→ Task requirements: Determine the number of lines containing the word "chart". Reply with it and nothing else.

(Figure scripts)
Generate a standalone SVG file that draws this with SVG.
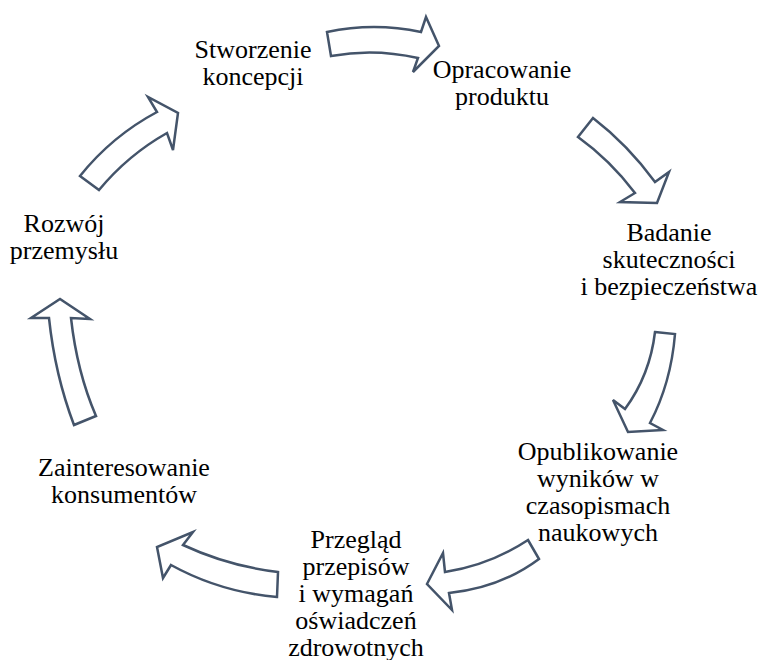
<svg xmlns="http://www.w3.org/2000/svg" width="759" height="660" viewBox="0 0 759 660">
<rect width="759" height="660" fill="#fff"/>
<g id="connectors" fill="#fff" stroke="#44546A" stroke-width="2.5">
<path d="M327,32 Q374,22 421,32 L426,17 L439,46 L413,72 L418,58 Q374,48 331,56 Z"/>
<path d="M593,118 Q628,145 655,182 L669,172 L657,203 L620,202 L635,193 Q610,160 578,137 Z"/>
<path d="M655,332 L675,334 Q671,383 650,423 L663,430 L628,432 L613,400 L625,409 Q650,375 655,332 Z"/>
<path d="M528,540 L539,559 Q500,588 449,593 L452,610 L427,584 L443,553 L445,572 Q490,565 528,540 Z"/>
<path d="M278,572 Q228,566 183,545 L193,532 L157,547 L163,578 L171,565 Q220,592 277,597 Z"/>
<path d="M74,425 Q55,375 49,318 L31,318 L60,299 L90,319 L71,318 Q77,372 96,416 Z"/>
<path d="M80,176 Q112,136 157,112 L148,97 L178,113 L173,150 L167,133 Q128,155 99,190 Z"/>
</g>
<text x="253" y="58" font-family="'Liberation Serif'" font-size="26" text-anchor="middle">Stworzenie</text>
<text x="253" y="85" font-family="'Liberation Serif'" font-size="26" text-anchor="middle">koncepcji</text>
<text x="502" y="78" font-family="'Liberation Serif'" font-size="26" text-anchor="middle">Opracowanie</text>
<text x="502" y="105" font-family="'Liberation Serif'" font-size="26" text-anchor="middle">produktu</text>
<text x="669" y="241" font-family="'Liberation Serif'" font-size="26" text-anchor="middle">Badanie</text>
<text x="669" y="268" font-family="'Liberation Serif'" font-size="26" text-anchor="middle">skuteczności</text>
<text x="669" y="295" font-family="'Liberation Serif'" font-size="26" text-anchor="middle">i bezpieczeństwa</text>
<text x="598" y="460" font-family="'Liberation Serif'" font-size="26" text-anchor="middle">Opublikowanie</text>
<text x="598" y="487" font-family="'Liberation Serif'" font-size="26" text-anchor="middle">wyników w</text>
<text x="598" y="514" font-family="'Liberation Serif'" font-size="26" text-anchor="middle">czasopismach</text>
<text x="598" y="541" font-family="'Liberation Serif'" font-size="26" text-anchor="middle">naukowych</text>
<text x="356" y="548" font-family="'Liberation Serif'" font-size="26" text-anchor="middle">Przegląd</text>
<text x="356" y="575" font-family="'Liberation Serif'" font-size="26" text-anchor="middle">przepisów</text>
<text x="356" y="602" font-family="'Liberation Serif'" font-size="26" text-anchor="middle">i wymagań</text>
<text x="356" y="629" font-family="'Liberation Serif'" font-size="26" text-anchor="middle">oświadczeń</text>
<text x="356" y="656" font-family="'Liberation Serif'" font-size="26" text-anchor="middle">zdrowotnych</text>
<text x="124" y="476" font-family="'Liberation Serif'" font-size="26" text-anchor="middle">Zainteresowanie</text>
<text x="124" y="503" font-family="'Liberation Serif'" font-size="26" text-anchor="middle">konsumentów</text>
<text x="64" y="232" font-family="'Liberation Serif'" font-size="26" text-anchor="middle">Rozwój</text>
<text x="64" y="259" font-family="'Liberation Serif'" font-size="26" text-anchor="middle">przemysłu</text>
</svg>
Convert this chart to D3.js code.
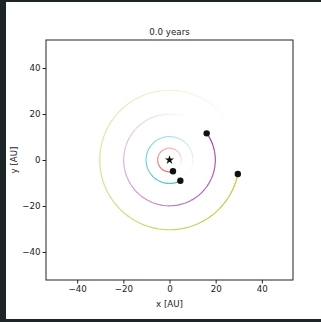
<!DOCTYPE html>
<html>
<head>
<meta charset="utf-8">
<script src="https://cdn.jsdelivr.net/npm/d3@7"></script>
<style>
  html, body { margin: 0; padding: 0; background: #1e2528; }
  svg { display: block; }
  .tick text { font-family: "DejaVu Sans", sans-serif; font-size: 8.7px; fill: #222; }
  .tick line { stroke: #222; }
  .domain { stroke: none; }
</style>
</head>
<body>
<script>
// planets at t = 0 (AU)
var planetX = [1.5, 4.7, 16.1, 29.6];
var planetY = [-4.9, -9.0, 11.6, -6.1];
var trailColor = ['#dc4a44', '#2fb7c6', '#9d3fa6', '#c3c53c'];
var trailSpan = [330, 330, 330, 320]; // degrees of trail behind each planet
var starPos = [0, 0];
var xTicks = [-40, -20, 0, 20, 40];
var yTicks = [-40, -20, 0, 20, 40];
var title = '0.0 years';

var W = 321, H = 322;
var margin = {top: 40, right: 28, bottom: 42, left: 46};
var width = 293 - margin.left;
var height = 280 - margin.top;

var svg = d3.select('body').append('svg')
  .attr('width', W)
  .attr('height', H);

// white canvas, dark frame around it
svg.append('rect')
  .attr('x', 6).attr('y', 2)
  .attr('width', W - 6).attr('height', 317)
  .attr('fill', '#fff');

var g = svg.append('g')
  .attr('transform', `translate(${margin.left},${margin.top})`);

var xScale = d3.scaleLinear().domain([-53.5, 53.5]).range([0, width]);
var yScale = d3.scaleLinear().domain([-52.2, 52.2]).range([height, 0]);

var xAxis = d3.axisBottom(xScale).tickValues(xTicks).tickSize(3.5).tickPadding(2)
  .tickFormat(d => d < 0 ? '\u2212' + Math.abs(d) : d);
var yAxis = d3.axisLeft(yScale).tickValues(yTicks).tickSize(3.5).tickPadding(2)
  .tickFormat(d => d < 0 ? '\u2212' + Math.abs(d) : d);

g.append('g').attr('class', 'axis x')
  .attr('transform', `translate(0,${height})`)
  .call(xAxis);
g.append('g').attr('class', 'axis y')
  .call(yAxis);

// trails: drawn as short pieces with fading opacity
var pxPerAU = xScale(1) - xScale(0);
var trails = g.append('g').attr('class', 'trails');
planetX.forEach(function(px, i){
  var py = planetY[i];
  var r = Math.sqrt(px * px + py * py);
  var a0 = Math.atan2(py, px);
  var n = 120;
  var span = trailSpan[i] * Math.PI / 180;
  for(let k = 0; k < n; k++){
    var s0 = a0 - span * k / n;
    var s1 = a0 - span * (k + 1) / n - 0.004;
    var p = d3.path();
    // svg y is flipped, so angles go the other way
    p.arc(xScale(0), yScale(0), r * pxPerAU, -s0, -s1, false);
    trails.append('path')
      .attr('d', p.toString())
      .attr('fill', 'none')
      .attr('stroke', trailColor[i])
      .attr('stroke-width', 1.15)
      .attr('stroke-opacity', Math.pow(1 - k / n, 0.95));
  }
});

// star
g.append('path')
  .attr('d', d3.symbol().type(d3.symbolStar).size(26)())
  .attr('transform', `translate(${xScale(starPos[0])},${yScale(starPos[1])})`)
  .attr('fill', '#111');

// planets
g.selectAll('circle.planet')
  .data(planetX)
  .enter().append('circle')
  .attr('class', 'planet')
  .attr('cx', d => xScale(d))
  .attr('cy', (d, i) => yScale(planetY[i]))
  .attr('r', 3.2)
  .attr('fill', '#111');

// frame
g.append('rect')
  .attr('width', width).attr('height', height)
  .attr('fill', 'none')
  .attr('stroke', '#222')
  .attr('stroke-width', 1);

g.append('text')
  .attr('x', width / 2).attr('y', -5)
  .attr('text-anchor', 'middle')
  .style('font-family', '"DejaVu Sans", sans-serif')
  .style('font-size', '8.7px')
  .attr('fill', '#222')
  .text(title);

g.append('text')
  .attr('x', width / 2).attr('y', height + 27)
  .attr('text-anchor', 'middle')
  .style('font-family', '"DejaVu Sans", sans-serif')
  .style('font-size', '8.7px')
  .attr('fill', '#222')
  .text('x [AU]');

g.append('text')
  .attr('transform', `translate(${-29},${height / 2}) rotate(-90)`)
  .attr('text-anchor', 'middle')
  .style('font-family', '"DejaVu Sans", sans-serif')
  .style('font-size', '8.7px')
  .attr('fill', '#222')
  .text('y [AU]');
</script>
</body>
</html>
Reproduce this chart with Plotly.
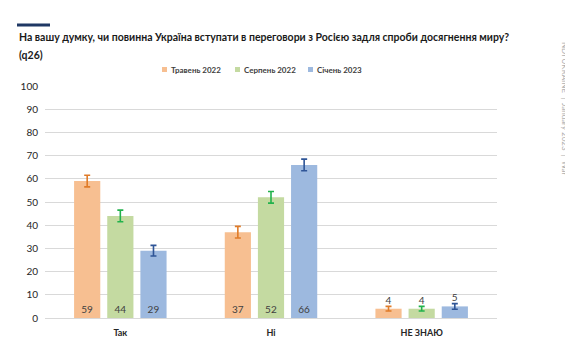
import plotly.graph_objects as go

categories = ["Так", "Ні", "НЕ ЗНАЮ"]
series_names = ["Травень 2022", "Серпень 2022", "Січень 2023"]
may_2022 = [59, 37, 4]
aug_2022 = [44, 52, 4]
jan_2023 = [29, 66, 5]
may_err = [2.5, 2.5, 1.0]
aug_err = [2.5, 2.5, 1.0]
jan_err = [2.3, 2.5, 1.2]
y_ticks = [0, 10, 20, 30, 40, 50, 60, 70, 80, 90, 100]
title_lines = ["На вашу думку, чи повинна Україна вступати в переговори з Росією задля спроби досягнення миру?", "(q26)"]
watermark = "NDI UKRAINE  |  January 2023  |  War"

bar_colors = ["#F7BF91", "#C4DAA1", "#9DB9DF"]
err_colors = ["#E07B28", "#22B24C", "#2F5597"]
FONT = "Lato, Open Sans, sans-serif"

# page body has an 8px margin; figure is sized/placed accordingly
W, H = 565, 349
L, R, T, B = 37, 489, 78, 310
PW, PH = R - L, B - T
legend_x = [154, 227, 300]   # left edge of each legend swatch (figure px)
legend_y = 61.5

def px(x):
    return (x - L) / PW

def py(y):
    return (B - y) / PH

fig = go.Figure()
for name, vals, errs, bc, ec in zip(series_names, [may_2022, aug_2022, jan_2023],
                                    [may_err, aug_err, jan_err], bar_colors, err_colors):
    fig.add_trace(go.Bar(
        x=categories, y=vals, name=name,
        marker=dict(color=bc, line=dict(width=0)),
        error_y=dict(type="data", array=errs, visible=True, color=ec, thickness=1.6, width=3),
        text=[str(v) for v in vals],
        textposition=["inside" if v > 10 else "outside" for v in vals],
        insidetextanchor="start",
        textangle=0,
        textfont=dict(size=10, color="#404040", family=FONT),
        cliponaxis=False,
        showlegend=False,
    ))

fig.update_layout(
    width=W, height=H,
    margin=dict(l=L, r=W - R, t=T, b=H - B, autoexpand=False),
    paper_bgcolor="white", plot_bgcolor="white",
    barmode="group", bargap=0.34, bargroupgap=0.21,
    font=dict(family=FONT, color="#262626"),
    showlegend=False,
)

# legend (swatch + label)
for name, bc, lx in zip(series_names, bar_colors, legend_x):
    fig.add_shape(type="rect", xref="paper", yref="paper",
                  x0=px(lx), x1=px(lx + 5), y0=py(legend_y + 2.5), y1=py(legend_y - 2.5),
                  fillcolor=bc, line=dict(width=0))
    fig.add_annotation(text="<b>" + name + "</b>", xref="paper", yref="paper",
                       x=px(lx + 7), y=py(legend_y), xanchor="left", yanchor="middle",
                       showarrow=False, font=dict(size=8, color="#404040", family=FONT))

for line, yc in zip(title_lines, [29, 47]):
    fig.add_annotation(text="<b>" + line + "</b>", xref="paper", yref="paper",
                       x=px(9), y=py(yc), xanchor="left", yanchor="middle", showarrow=False,
                       font=dict(size=10.5, color="#1a1a1a", family=FONT))
fig.update_xaxes(
    showgrid=False, showline=False, ticks="",
    tickfont=dict(size=9, color="#262626", family=FONT),
    tickprefix="<b>", ticksuffix="</b>", ticklabelstandoff=8,
)
fig.update_yaxes(
    range=[0, 100], tickvals=y_ticks, showgrid=True, gridcolor="#D9D9D9", gridwidth=1,
    zeroline=True, zerolinecolor="#D9D9D9", zerolinewidth=1,
    tickfont=dict(size=10, color="#262626", family=FONT), ticks="", ticklabelstandoff=6,
)
fig.add_shape(type="line", xref="paper", yref="paper",
              x0=px(9), x1=px(42), y0=py(17), y1=py(17),
              line=dict(color="#1F3864", width=3))
fig.add_annotation(text=watermark, xref="paper", yref="paper",
                   x=px(557), y=py(100), xanchor="center", yanchor="middle",
                   textangle=90, showarrow=False,
                   font=dict(size=8, color="#B0B0B0", family=FONT))

fig.write_html("out.html")
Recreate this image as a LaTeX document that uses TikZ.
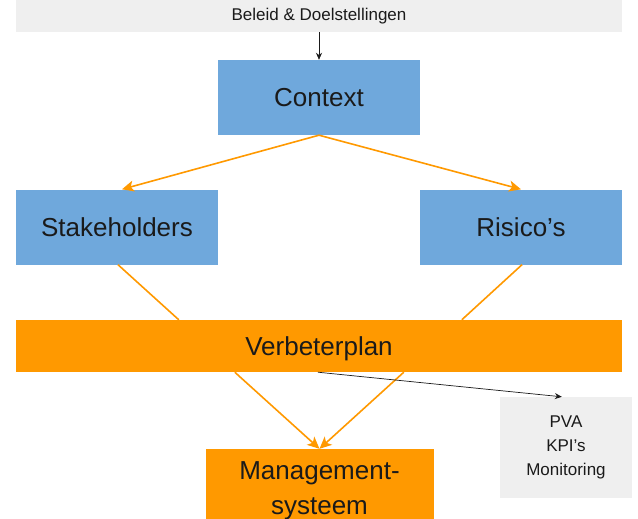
\documentclass[tikz,border=0pt]{standalone}
\usepackage{fontspec}
\setmainfont{Liberation Sans}
\usetikzlibrary{arrows.meta,calc}
\definecolor{boxblue}{HTML}{6FA8DC}
\definecolor{boxorange}{HTML}{FF9900}
\definecolor{boxgray}{HTML}{EFEFEF}
\definecolor{txt}{HTML}{1A1A1A}
\tikzset{
  bluebox/.style={rectangle,fill=boxblue,minimum width=202pt,minimum height=75pt,inner sep=0pt,text=txt,font=\fontsize{26}{30}\selectfont},
  orangebox/.style={rectangle,fill=boxorange,inner sep=0pt,text=txt,font=\fontsize{26}{35}\selectfont,align=center},
  graybox/.style={rectangle,fill=boxgray,inner sep=0pt,text=txt,font=\fontsize{17}{24}\selectfont,align=center},
  orangearrow/.style={draw=boxorange,line width=1.6pt,-{Stealth[length=12pt,width=11pt,inset=3pt]}},
  orangeline/.style={draw=boxorange,line width=1.6pt},
  blackarrow/.style={draw=txt,line width=0.7pt,-{Stealth[length=7pt,width=6pt]}}
}
\begin{document}
\begin{tikzpicture}[x=1pt,y=-1pt]
\useasboundingbox[fill=white] (0,0) rectangle (638,519);
\node[graybox,minimum width=606pt,minimum height=32pt] (bar) at (319,16) {Beleid \& Doelstellingen};
\node[bluebox] (context) at (319,97.5) {Context};
\node[bluebox] (stake) at (117,227) {Stakeholders};
\node[bluebox] (risk) at (521,227) {Risico’s};
\node[orangebox,minimum width=606pt,minimum height=52pt,text height=24pt,text depth=5.5pt] (verb) at (319,346) {Verbeterplan};
\node[orangebox,minimum width=228pt,minimum height=83pt] (mgmt) at (319.5,490.5) {Management-\\systeem};
\node[graybox,minimum width=132pt,minimum height=101pt] (pva) at (566,447.5) {PVA\\KPI’s\\Monitoring};
\coordinate (stakein) at ($(verb.north west)+(163,0)$);
\coordinate (riskin) at ($(verb.north west)+(446,0)$);
\coordinate (verbl) at ($(verb.south west)+(219,0)$);
\coordinate (verbr) at ($(verb.south west)+(388,0)$);
\coordinate (verbm) at ($(verb.south west)+(302,0)$);
\coordinate (pvain) at ($(pva.north west)+(62,0)$);
\draw[blackarrow] (bar.south) -- (context.north);
\draw[orangearrow] (context.south) -- ($(stake.north)+(5,0)$);
\draw[orangearrow] (context.south) -- (risk.north);
\draw[orangeline] ($(stake.south)+(1,0)$) -- (stakein);
\draw[orangeline] ($(risk.south)+(1,0)$) -- (riskin);
\draw[orangearrow] (verbl) -- (mgmt.north);
\draw[orangearrow] (verbr) -- (mgmt.north);
\draw[blackarrow] (verbm) -- (pvain);
\end{tikzpicture}
\end{document}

→ Expected answer: 2